== INSTRUCTION ==
Give again, word for word, the lines below that run from the line with "Generate a component" through the line with "const planeLabelPos = [492, 150];". Drop the pictures.

== TASK INPUT ==

____

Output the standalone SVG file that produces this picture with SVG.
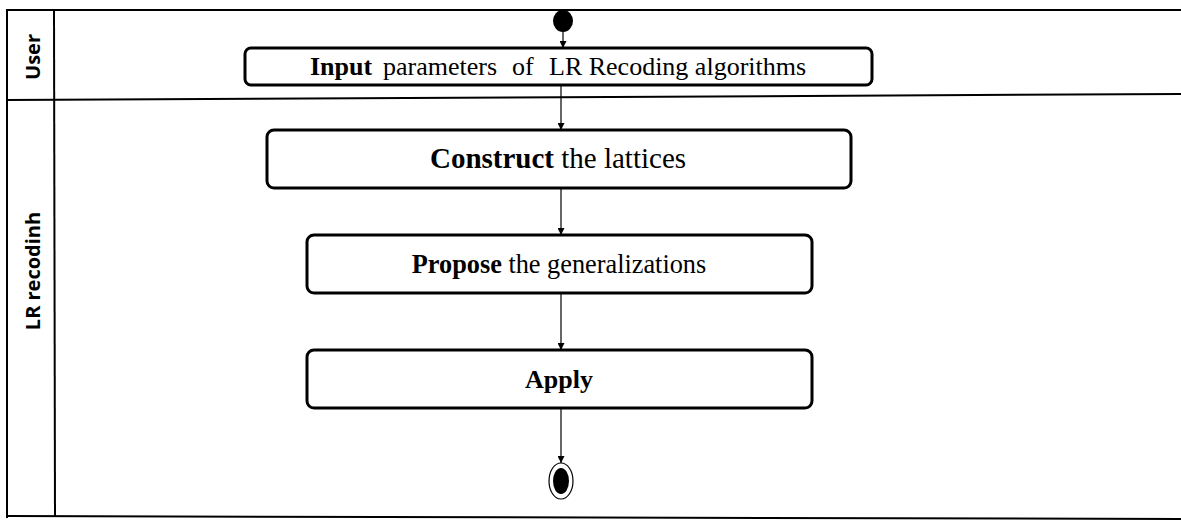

____

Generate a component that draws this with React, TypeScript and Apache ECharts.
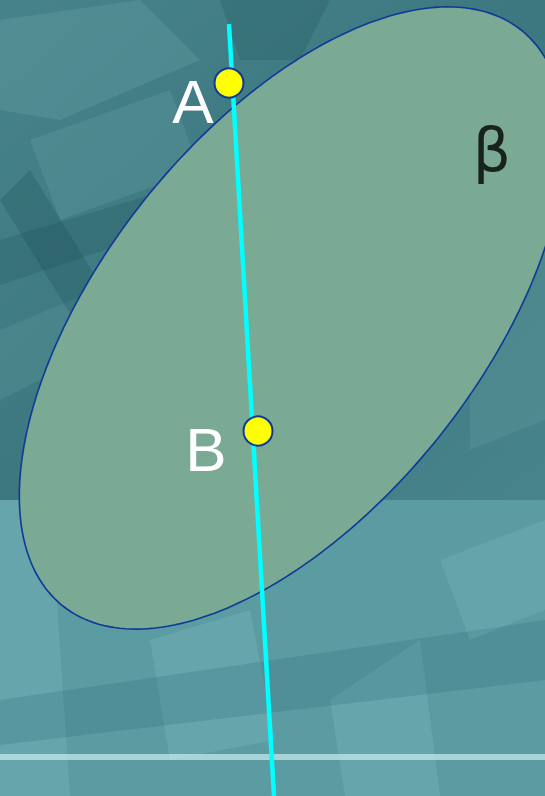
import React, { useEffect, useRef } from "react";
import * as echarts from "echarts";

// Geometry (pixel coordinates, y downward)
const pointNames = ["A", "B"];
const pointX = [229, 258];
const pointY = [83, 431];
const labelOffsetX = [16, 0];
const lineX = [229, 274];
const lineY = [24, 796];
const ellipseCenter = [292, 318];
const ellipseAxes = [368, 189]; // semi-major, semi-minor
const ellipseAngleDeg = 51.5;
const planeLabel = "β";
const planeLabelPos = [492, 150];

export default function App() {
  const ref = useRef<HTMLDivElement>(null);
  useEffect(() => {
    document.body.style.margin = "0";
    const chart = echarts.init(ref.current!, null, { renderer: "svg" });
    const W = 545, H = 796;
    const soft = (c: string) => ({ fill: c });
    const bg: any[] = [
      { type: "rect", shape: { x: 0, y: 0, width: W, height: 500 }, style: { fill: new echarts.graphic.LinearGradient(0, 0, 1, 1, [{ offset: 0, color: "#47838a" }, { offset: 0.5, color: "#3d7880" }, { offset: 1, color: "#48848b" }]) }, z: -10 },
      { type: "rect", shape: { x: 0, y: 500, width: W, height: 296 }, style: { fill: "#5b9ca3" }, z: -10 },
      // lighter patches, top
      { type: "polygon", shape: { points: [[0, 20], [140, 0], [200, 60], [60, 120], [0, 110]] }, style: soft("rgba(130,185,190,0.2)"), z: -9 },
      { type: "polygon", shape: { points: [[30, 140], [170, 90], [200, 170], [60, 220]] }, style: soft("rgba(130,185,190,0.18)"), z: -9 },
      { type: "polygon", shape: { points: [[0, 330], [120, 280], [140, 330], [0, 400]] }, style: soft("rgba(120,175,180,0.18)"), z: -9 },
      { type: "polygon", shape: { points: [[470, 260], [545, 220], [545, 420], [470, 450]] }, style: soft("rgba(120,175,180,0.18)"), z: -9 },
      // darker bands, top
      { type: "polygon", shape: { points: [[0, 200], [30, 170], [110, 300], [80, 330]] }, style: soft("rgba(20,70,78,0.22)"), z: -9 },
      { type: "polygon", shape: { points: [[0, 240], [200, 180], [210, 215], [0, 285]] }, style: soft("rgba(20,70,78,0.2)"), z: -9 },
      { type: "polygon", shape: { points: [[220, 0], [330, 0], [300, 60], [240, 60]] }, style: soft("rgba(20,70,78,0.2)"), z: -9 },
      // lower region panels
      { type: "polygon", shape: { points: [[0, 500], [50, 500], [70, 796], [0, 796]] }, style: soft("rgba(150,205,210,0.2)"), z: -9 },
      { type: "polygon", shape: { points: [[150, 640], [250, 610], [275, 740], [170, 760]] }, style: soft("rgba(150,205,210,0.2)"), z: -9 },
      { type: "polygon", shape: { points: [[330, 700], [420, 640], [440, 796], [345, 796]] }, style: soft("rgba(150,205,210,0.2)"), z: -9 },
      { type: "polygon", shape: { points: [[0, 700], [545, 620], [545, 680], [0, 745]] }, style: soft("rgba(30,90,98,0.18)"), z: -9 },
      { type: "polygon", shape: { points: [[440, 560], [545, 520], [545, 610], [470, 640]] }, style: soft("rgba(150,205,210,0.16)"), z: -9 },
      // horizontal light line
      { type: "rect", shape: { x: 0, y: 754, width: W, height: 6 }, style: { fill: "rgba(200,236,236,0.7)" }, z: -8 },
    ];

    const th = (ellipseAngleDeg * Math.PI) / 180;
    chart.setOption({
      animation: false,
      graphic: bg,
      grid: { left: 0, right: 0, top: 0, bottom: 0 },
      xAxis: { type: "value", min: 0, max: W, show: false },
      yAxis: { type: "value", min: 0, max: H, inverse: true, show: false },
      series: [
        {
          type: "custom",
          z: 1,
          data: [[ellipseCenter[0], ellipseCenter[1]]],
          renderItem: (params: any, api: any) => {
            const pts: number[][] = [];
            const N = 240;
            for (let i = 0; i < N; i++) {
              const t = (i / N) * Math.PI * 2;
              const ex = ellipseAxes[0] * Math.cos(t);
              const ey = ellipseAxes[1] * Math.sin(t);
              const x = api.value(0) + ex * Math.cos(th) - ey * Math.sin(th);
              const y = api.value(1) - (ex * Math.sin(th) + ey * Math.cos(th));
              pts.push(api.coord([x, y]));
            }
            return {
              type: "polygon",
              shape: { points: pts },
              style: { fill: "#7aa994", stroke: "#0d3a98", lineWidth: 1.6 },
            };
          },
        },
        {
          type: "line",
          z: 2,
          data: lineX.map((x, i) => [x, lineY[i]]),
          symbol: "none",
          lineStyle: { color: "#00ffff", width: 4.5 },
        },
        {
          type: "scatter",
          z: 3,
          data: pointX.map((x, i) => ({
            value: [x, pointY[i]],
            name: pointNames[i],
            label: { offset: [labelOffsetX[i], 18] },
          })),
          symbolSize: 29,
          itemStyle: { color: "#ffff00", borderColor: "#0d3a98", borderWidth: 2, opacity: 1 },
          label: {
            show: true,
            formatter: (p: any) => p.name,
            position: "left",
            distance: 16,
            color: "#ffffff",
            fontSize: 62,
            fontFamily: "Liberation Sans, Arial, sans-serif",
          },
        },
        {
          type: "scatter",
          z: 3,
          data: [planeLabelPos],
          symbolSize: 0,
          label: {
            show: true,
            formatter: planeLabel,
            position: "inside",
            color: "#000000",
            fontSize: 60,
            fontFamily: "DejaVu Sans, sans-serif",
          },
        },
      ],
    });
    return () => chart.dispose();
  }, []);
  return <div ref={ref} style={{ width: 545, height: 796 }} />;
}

____

== FINAL RESULT ==
Generate a component that draws this with React, TypeScript and Apache ECharts.
import React, { useEffect, useRef } from "react";
import * as echarts from "echarts";

// Geometry (pixel coordinates, y downward)
const pointNames = ["A", "B"];
const pointX = [229, 258];
const pointY = [83, 431];
const labelOffsetX = [16, 0];
const lineX = [229, 274];
const lineY = [24, 796];
const ellipseCenter = [292, 318];
const ellipseAxes = [368, 189]; // semi-major, semi-minor
const ellipseAngleDeg = 51.5;
const planeLabel = "β";
const planeLabelPos = [492, 150];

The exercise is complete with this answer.